A recent new debt offering of $155 million issued by Boardriders to Oaktree Capital Management and other lenders is being challenged by a group of previous lenders who see their rights subordinated in the new deal, which establishes collateral rights for them with regard to their previous debt of around $450 million.
They have asked the New York Supreme Court to unwind the transaction, accusing the new lenders of breaching the clauses of their original credit agreement with the parent company of Quiksilver, Billabong, Roxy and other action sports brands. They want the court to oblige the new lenders to buy enough of the debt to result in proportional participation by all lenders.
Oaktree, which is Boardriders’ controlling shareholder, is being accused in the suit of tortious interference for orchestrating the deal. The other defendants are said to include some French banks, apparently supported by the French government.

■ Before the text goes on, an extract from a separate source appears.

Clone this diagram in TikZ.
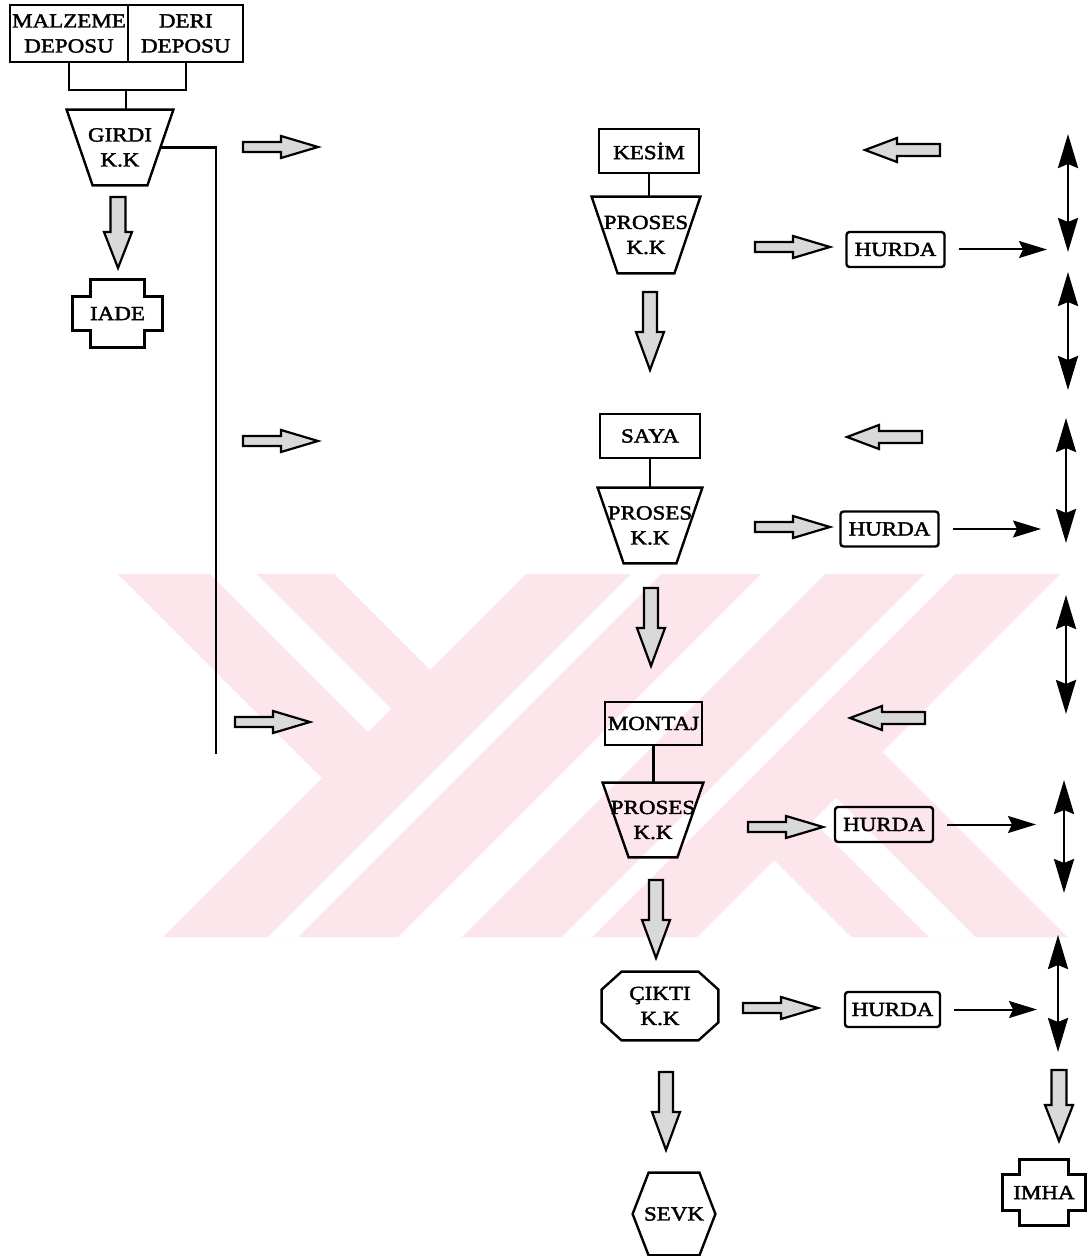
\documentclass[tikz,border=0pt]{standalone}
\usepackage{fontspec}
\setmainfont[FakeStretch=1.15,FakeBold=2]{Liberation Serif}
\usetikzlibrary{calc,arrows.meta}
\definecolor{wm}{RGB}{252,230,235}
\newcommand\lbl{\fontsize{10pt}{12.5pt}\selectfont}
\newcommand\trapez[2]{%
  \coordinate (#1-se) at ($(#1.south east)+(-#2,0)$);
  \coordinate (#1-sw) at ($(#1.south west)+(#2,0)$);
  \draw[shp] (#1.north west) -- (#1.north east) -- (#1-se) -- (#1-sw) -- cycle;}
\newcommand\plusbox[3]{%
  \draw[shp] ($(#1.north west)+(#2,0)$) -- ($(#1.north east)+(-#2,0)$) -- ($(#1.north east)+(-#2,#3)$) -- ($(#1.north east)+(0,#3)$) -- ($(#1.south east)+(0,-#3)$) -- ($(#1.south east)+(-#2,-#3)$) -- ($(#1.south east)+(-#2,0)$) -- ($(#1.south west)+(#2,0)$) -- ($(#1.south west)+(#2,-#3)$) -- ($(#1.south west)+(0,-#3)$) -- ($(#1.north west)+(0,#3)$) -- ($(#1.north west)+(#2,#3)$) -- cycle;}
\tikzset{
  ln/.style={line width=1.1pt},
  box/.style={draw, line width=1.2pt, inner sep=0pt, font=\lbl, align=center},
  lab/.style={inner sep=0pt, font=\lbl, align=center},
  hurda/.style={box, rounded corners=1.5pt, minimum width=49pt, minimum height=17.5pt},
  shp/.style={draw, line width=1.2pt, line join=miter},
  blk/.style={draw, line width=1.1pt, fill=gray!30, line join=miter},
  thin/.style={line width=1pt, -{Stealth[length=14pt,width=8.5pt,inset=2pt]}},
  dbl/.style={line width=1.4pt, {Stealth[length=17pt,width=10pt,inset=2pt]}-{Stealth[length=17pt,width=10pt,inset=2pt]}},
  rblk/.pic={\draw[blk] (0,-5) -- (38,-5) -- (38,-11) -- (75,0) -- (38,11) -- (38,5) -- (0,5) -- cycle;},
  lblk/.pic={\draw[blk] (0,0) -- (32,-12) -- (32,-6) -- (75,-6) -- (75,6) -- (32,6) -- (32,12) -- cycle;},
  dblk/.pic={\draw[blk] (-7,0) -- (7,0) -- (7,40) -- (14,40) -- (0,78) -- (-14,40) -- (-7,40) -- cycle;},
  dblks/.pic={\draw[blk] (-7.5,0) -- (7.5,0) -- (7.5,35) -- (14,35) -- (0,71) -- (-14,35) -- (-7.5,35) -- cycle;},
}
\begin{document}
\begin{tikzpicture}[x=0.5pt,y=-0.5pt]
\useasboundingbox (0,0) rectangle (1088,1256);
\fill[white] (0,0) rectangle (1088,1256);
% watermark
\fill[wm] (118,574) -- (334,574) -- (430,670) -- (322,778) -- cycle;
\fill[wm] (526,574) -- (761,574) -- (398,937) -- (163,937) -- cycle;
\fill[wm] (774,860) -- (882,752) -- (1067,937) -- (851,937) -- cycle;
\fill[wm] (825,574) -- (1060,574) -- (697,937) -- (462,937) -- cycle;
\fill[white] (210,574) -- (256,574) -- (391,709) -- (368,732) -- cycle;
\fill[white] (631,574) -- (661,574) -- (298,937) -- (268,937) -- cycle;
\fill[white] (813,821) -- (836,798) -- (975,937) -- (929,937) -- cycle;
\fill[white] (925,574) -- (955,574) -- (592,937) -- (562,937) -- cycle;

% left part
\node[box, minimum width=59pt, minimum height=28.5pt] (malz) at (69,33.5) {MALZEME\\DEPOSU};
\node[box, minimum width=57.5pt, minimum height=28.5pt] (deri) at (185.75,33.5) {DERI\\DEPOSU};
\draw[ln] (malz.south) -- ++(0,27) -| (deri.south);
\coordinate (jn) at (126,89);
\node[lab, minimum width=53pt, minimum height=37.5pt] (girdi) at (120,147.5) {GIRDI\\K.K};
\trapez{girdi}{26}
\draw[ln] (jn) -- (jn |- girdi.north);
\coordinate (gbot) at (216,754);
\draw[ln] ($(girdi.north east)!0.5!(girdi-se)$) -| (gbot);
\pic at (118,197) {dblks};
\node[lab, minimum width=44.5pt, minimum height=33.5pt] (iade) at (117.5,313.5) {IADE};
\plusbox{iade}{18}{17}
\pic at (243,147) {rblk};
\pic at (243,441) {rblk};
\pic at (235,722) {rblk};

% centre column
\node[box, minimum width=50pt, minimum height=22pt] (kesim) at (649,151) {KESİM};
\node[lab, minimum width=54pt, minimum height=38pt] (p1) at (646,235) {PROSES\\K.K};
\trapez{p1}{26}
\draw[ln] (kesim.south) -- (kesim.south |- p1.north);
\pic at (650,292) {dblk};
\node[box, minimum width=50pt, minimum height=22pt] (saya) at (650,436) {SAYA};
\node[lab, minimum width=52pt, minimum height=37.5pt] (p2) at (650,525.5) {PROSES\\K.K};
\trapez{p2}{26}
\draw[ln] (saya.south) -- (saya.south |- p2.north);
\pic at (651,588) {dblk};
\node[box, minimum width=48.5pt, minimum height=21.5pt] (montaj) at (653.5,723.5) {MONTAJ};
\node[lab, minimum width=50pt, minimum height=37pt] (p3) at (653,820) {PROSES\\K.K};
\trapez{p3}{26}
\draw[ln] (montaj.south) -- (montaj.south |- p3.north);
\pic at (656,880) {dblk};
\node[lab, minimum width=58pt, minimum height=34pt] (cikti) at (660,1006) {ÇIKTI\\K.K};
\draw[shp] ($(cikti.north west)+(20,0)$) -- ($(cikti.north east)+(-20,0)$) -- ($(cikti.north east)+(0,18)$) -- ($(cikti.south east)+(0,-18)$) -- ($(cikti.south east)+(-20,0)$) -- ($(cikti.south west)+(20,0)$) -- ($(cikti.south west)+(0,-18)$) -- ($(cikti.north west)+(0,18)$) -- cycle;
\pic at (666,1072) {dblk};
\node[lab, minimum width=41pt, minimum height=41pt] (sevk) at (674,1214) {SEVK};
\draw[shp] ($(sevk.north west)+(16,0)$) -- ($(sevk.north east)+(-16,0)$) -- (sevk.east) -- ($(sevk.south east)+(-16,0)$) -- ($(sevk.south west)+(16,0)$) -- (sevk.west) -- cycle;

% right part
\pic at (865,150) {lblk};
\pic at (847,437) {lblk};
\pic at (850,718) {lblk};
\pic at (755,247) {rblk};
\pic at (755,527) {rblk};
\pic at (748,827) {rblk};
\pic at (743,1008) {rblk};
\node[hurda] (h1) at (895.5,249.5) {HURDA};
\node[hurda] (h2) at (889.5,529) {HURDA};
\node[hurda] (h3) at (884,824.5) {HURDA};
\node[hurda, minimum width=47.5pt] (h4) at (892.5,1009.5) {HURDA};
\coordinate (t1) at (1047,249.5);
\coordinate (t2) at (1041,529);
\coordinate (t3) at (1036,824.5);
\coordinate (t4) at (1037,1009.5);
\draw[thin] ($(h1.east)+(13,0)$) -- (t1);
\draw[thin] ($(h2.east)+(13,0)$) -- (t2);
\draw[thin] ($(h3.east)+(13,0)$) -- (t3);
\draw[thin] ($(h4.east)+(13,0)$) -- (t4);
\coordinate (d1a) at (1068,134);  \coordinate (d1b) at (1068,252);
\coordinate (d2a) at (1068,272);  \coordinate (d2b) at (1068,390);
\coordinate (d3a) at (1066,418);  \coordinate (d3b) at (1066,543);
\coordinate (d4a) at (1066,595);  \coordinate (d4b) at (1066,714);
\coordinate (d5a) at (1064,780);  \coordinate (d5b) at (1064,893);
\coordinate (d6a) at (1058,935);  \coordinate (d6b) at (1058,1052);
\draw[dbl] (d1a) -- (d1b);
\draw[dbl] (d2a) -- (d2b);
\draw[dbl] (d3a) -- (d3b);
\draw[dbl] (d4a) -- (d4b);
\draw[dbl] (d5a) -- (d5b);
\draw[dbl] (d6a) -- (d6b);
\pic at (1059,1070) {dblks};
\node[lab, minimum width=41pt, minimum height=32.5pt] (imha) at (1044,1192.5) {IMHA};
\plusbox{imha}{17}{15}
\end{tikzpicture}
\end{document}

The plaintiffs note that Deutsche Bank, the former administrative agent for all the lenders under the older credit agreement, abruptly resigned when the deal was announced, citing the risk of litigation because the recapitalization was not being made on a pro-rata basis.
Under the new deal, some former debt holders were offered an opportunity to exchange $321 million in old term loan debt for the new debt at par, even though the old loans were trading in the open market at about half the original value and only as long as they would lend an additional $110 million to Boardriders.
Furthermore, the new agreement has eliminated various covenants and reporting requirements that protected the lenders.
As previously reported, in September, Standard & Poor’s took initially a critical stance toward the “super senior term loan” arranged with the new lenders. The rating agency said the new offering was “tantamount to a default” because the company is “distressed” and its lenders were not adequately compensated for accepting a more junior position in the capital structure. It reported at the time that Oaktree was contributing $65 million to the new offering and other existing lenders $45 million, accompanied by a $45 million credit facility backed by an unnamed European government.
Shortly afterwards, S&P upgraded Boardriders’ credit rating on the grounds that the company needed the money to implement its turnaround. It noted, however, that one the loan’s tranches has a high leverage covenant of 6.5 times Ebitda, and that a default may still become inevitable within six months if the company’s turnaround plan is not successful.